══ PROVIDED DATA

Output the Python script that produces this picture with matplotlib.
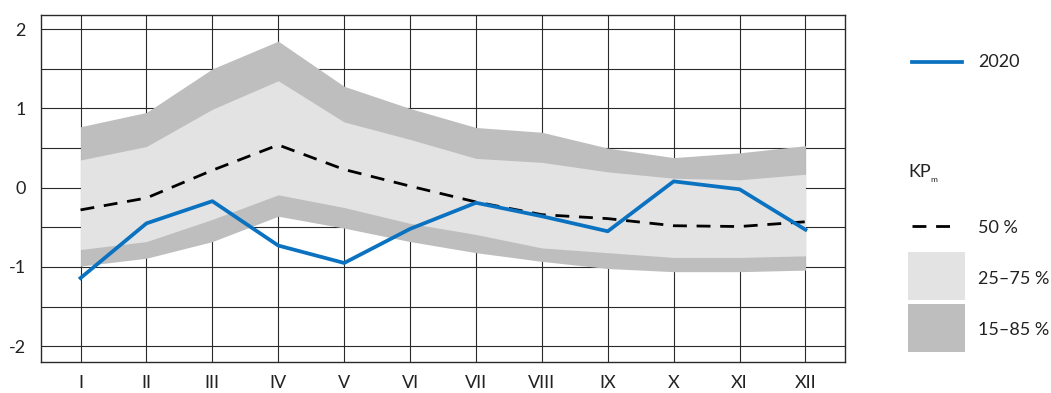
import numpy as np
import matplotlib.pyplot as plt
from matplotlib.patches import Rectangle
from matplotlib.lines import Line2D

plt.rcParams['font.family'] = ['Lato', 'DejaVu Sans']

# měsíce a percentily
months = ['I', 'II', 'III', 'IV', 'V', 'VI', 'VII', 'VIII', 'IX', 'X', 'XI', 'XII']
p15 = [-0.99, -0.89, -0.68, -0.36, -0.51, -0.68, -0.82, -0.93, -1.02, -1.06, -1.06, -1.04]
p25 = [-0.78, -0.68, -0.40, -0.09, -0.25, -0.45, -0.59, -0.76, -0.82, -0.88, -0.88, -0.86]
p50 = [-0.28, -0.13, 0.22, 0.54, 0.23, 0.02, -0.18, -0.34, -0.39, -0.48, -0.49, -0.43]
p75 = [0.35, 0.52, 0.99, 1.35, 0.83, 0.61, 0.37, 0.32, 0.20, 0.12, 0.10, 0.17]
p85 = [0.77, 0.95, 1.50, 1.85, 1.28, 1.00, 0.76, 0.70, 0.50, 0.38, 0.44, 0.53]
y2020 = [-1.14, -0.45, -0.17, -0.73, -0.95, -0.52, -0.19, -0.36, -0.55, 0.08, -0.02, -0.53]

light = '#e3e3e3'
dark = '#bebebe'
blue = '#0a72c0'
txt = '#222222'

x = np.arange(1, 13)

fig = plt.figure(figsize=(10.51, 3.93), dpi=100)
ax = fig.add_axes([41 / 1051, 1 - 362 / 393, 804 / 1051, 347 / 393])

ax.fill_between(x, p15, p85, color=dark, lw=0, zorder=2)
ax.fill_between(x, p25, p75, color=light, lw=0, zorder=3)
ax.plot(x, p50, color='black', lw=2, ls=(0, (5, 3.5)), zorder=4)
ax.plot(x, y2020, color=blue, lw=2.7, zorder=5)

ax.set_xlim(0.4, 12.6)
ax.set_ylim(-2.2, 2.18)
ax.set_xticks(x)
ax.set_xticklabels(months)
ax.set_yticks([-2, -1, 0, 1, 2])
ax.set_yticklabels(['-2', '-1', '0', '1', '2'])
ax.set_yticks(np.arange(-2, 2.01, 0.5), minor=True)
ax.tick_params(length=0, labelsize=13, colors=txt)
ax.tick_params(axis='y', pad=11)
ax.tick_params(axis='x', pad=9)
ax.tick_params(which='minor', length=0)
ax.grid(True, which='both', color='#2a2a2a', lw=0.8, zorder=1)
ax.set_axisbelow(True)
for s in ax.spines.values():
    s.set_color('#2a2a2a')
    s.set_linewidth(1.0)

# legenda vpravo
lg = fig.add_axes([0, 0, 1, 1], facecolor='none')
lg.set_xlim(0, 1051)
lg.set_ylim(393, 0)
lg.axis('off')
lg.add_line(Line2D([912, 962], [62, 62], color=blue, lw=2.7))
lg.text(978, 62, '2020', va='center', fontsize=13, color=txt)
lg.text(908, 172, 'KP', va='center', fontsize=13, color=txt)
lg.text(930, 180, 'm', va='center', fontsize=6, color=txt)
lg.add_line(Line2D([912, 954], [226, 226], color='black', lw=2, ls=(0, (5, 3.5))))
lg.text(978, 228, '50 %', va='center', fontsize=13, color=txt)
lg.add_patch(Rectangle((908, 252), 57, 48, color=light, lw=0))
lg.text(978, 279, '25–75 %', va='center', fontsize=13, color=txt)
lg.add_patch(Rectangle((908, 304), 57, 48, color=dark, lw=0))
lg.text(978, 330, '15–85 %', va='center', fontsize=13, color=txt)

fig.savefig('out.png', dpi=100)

════

Print out the whole of the material word for word, without pictures.

■ FINISHED ANSWER ■
Output the Python script that produces this picture with matplotlib.
import numpy as np
import matplotlib.pyplot as plt
from matplotlib.patches import Rectangle
from matplotlib.lines import Line2D

plt.rcParams['font.family'] = ['Lato', 'DejaVu Sans']

# měsíce a percentily
months = ['I', 'II', 'III', 'IV', 'V', 'VI', 'VII', 'VIII', 'IX', 'X', 'XI', 'XII']
p15 = [-0.99, -0.89, -0.68, -0.36, -0.51, -0.68, -0.82, -0.93, -1.02, -1.06, -1.06, -1.04]
p25 = [-0.78, -0.68, -0.40, -0.09, -0.25, -0.45, -0.59, -0.76, -0.82, -0.88, -0.88, -0.86]
p50 = [-0.28, -0.13, 0.22, 0.54, 0.23, 0.02, -0.18, -0.34, -0.39, -0.48, -0.49, -0.43]
p75 = [0.35, 0.52, 0.99, 1.35, 0.83, 0.61, 0.37, 0.32, 0.20, 0.12, 0.10, 0.17]
p85 = [0.77, 0.95, 1.50, 1.85, 1.28, 1.00, 0.76, 0.70, 0.50, 0.38, 0.44, 0.53]
y2020 = [-1.14, -0.45, -0.17, -0.73, -0.95, -0.52, -0.19, -0.36, -0.55, 0.08, -0.02, -0.53]

light = '#e3e3e3'
dark = '#bebebe'
blue = '#0a72c0'
txt = '#222222'

x = np.arange(1, 13)

fig = plt.figure(figsize=(10.51, 3.93), dpi=100)
ax = fig.add_axes([41 / 1051, 1 - 362 / 393, 804 / 1051, 347 / 393])

ax.fill_between(x, p15, p85, color=dark, lw=0, zorder=2)
ax.fill_between(x, p25, p75, color=light, lw=0, zorder=3)
ax.plot(x, p50, color='black', lw=2, ls=(0, (5, 3.5)), zorder=4)
ax.plot(x, y2020, color=blue, lw=2.7, zorder=5)

ax.set_xlim(0.4, 12.6)
ax.set_ylim(-2.2, 2.18)
ax.set_xticks(x)
ax.set_xticklabels(months)
ax.set_yticks([-2, -1, 0, 1, 2])
ax.set_yticklabels(['-2', '-1', '0', '1', '2'])
ax.set_yticks(np.arange(-2, 2.01, 0.5), minor=True)
ax.tick_params(length=0, labelsize=13, colors=txt)
ax.tick_params(axis='y', pad=11)
ax.tick_params(axis='x', pad=9)
ax.tick_params(which='minor', length=0)
ax.grid(True, which='both', color='#2a2a2a', lw=0.8, zorder=1)
ax.set_axisbelow(True)
for s in ax.spines.values():
    s.set_color('#2a2a2a')
    s.set_linewidth(1.0)

# legenda vpravo
lg = fig.add_axes([0, 0, 1, 1], facecolor='none')
lg.set_xlim(0, 1051)
lg.set_ylim(393, 0)
lg.axis('off')
lg.add_line(Line2D([912, 962], [62, 62], color=blue, lw=2.7))
lg.text(978, 62, '2020', va='center', fontsize=13, color=txt)
lg.text(908, 172, 'KP', va='center', fontsize=13, color=txt)
lg.text(930, 180, 'm', va='center', fontsize=6, color=txt)
lg.add_line(Line2D([912, 954], [226, 226], color='black', lw=2, ls=(0, (5, 3.5))))
lg.text(978, 228, '50 %', va='center', fontsize=13, color=txt)
lg.add_patch(Rectangle((908, 252), 57, 48, color=light, lw=0))
lg.text(978, 279, '25–75 %', va='center', fontsize=13, color=txt)
lg.add_patch(Rectangle((908, 304), 57, 48, color=dark, lw=0))
lg.text(978, 330, '15–85 %', va='center', fontsize=13, color=txt)

fig.savefig('out.png', dpi=100)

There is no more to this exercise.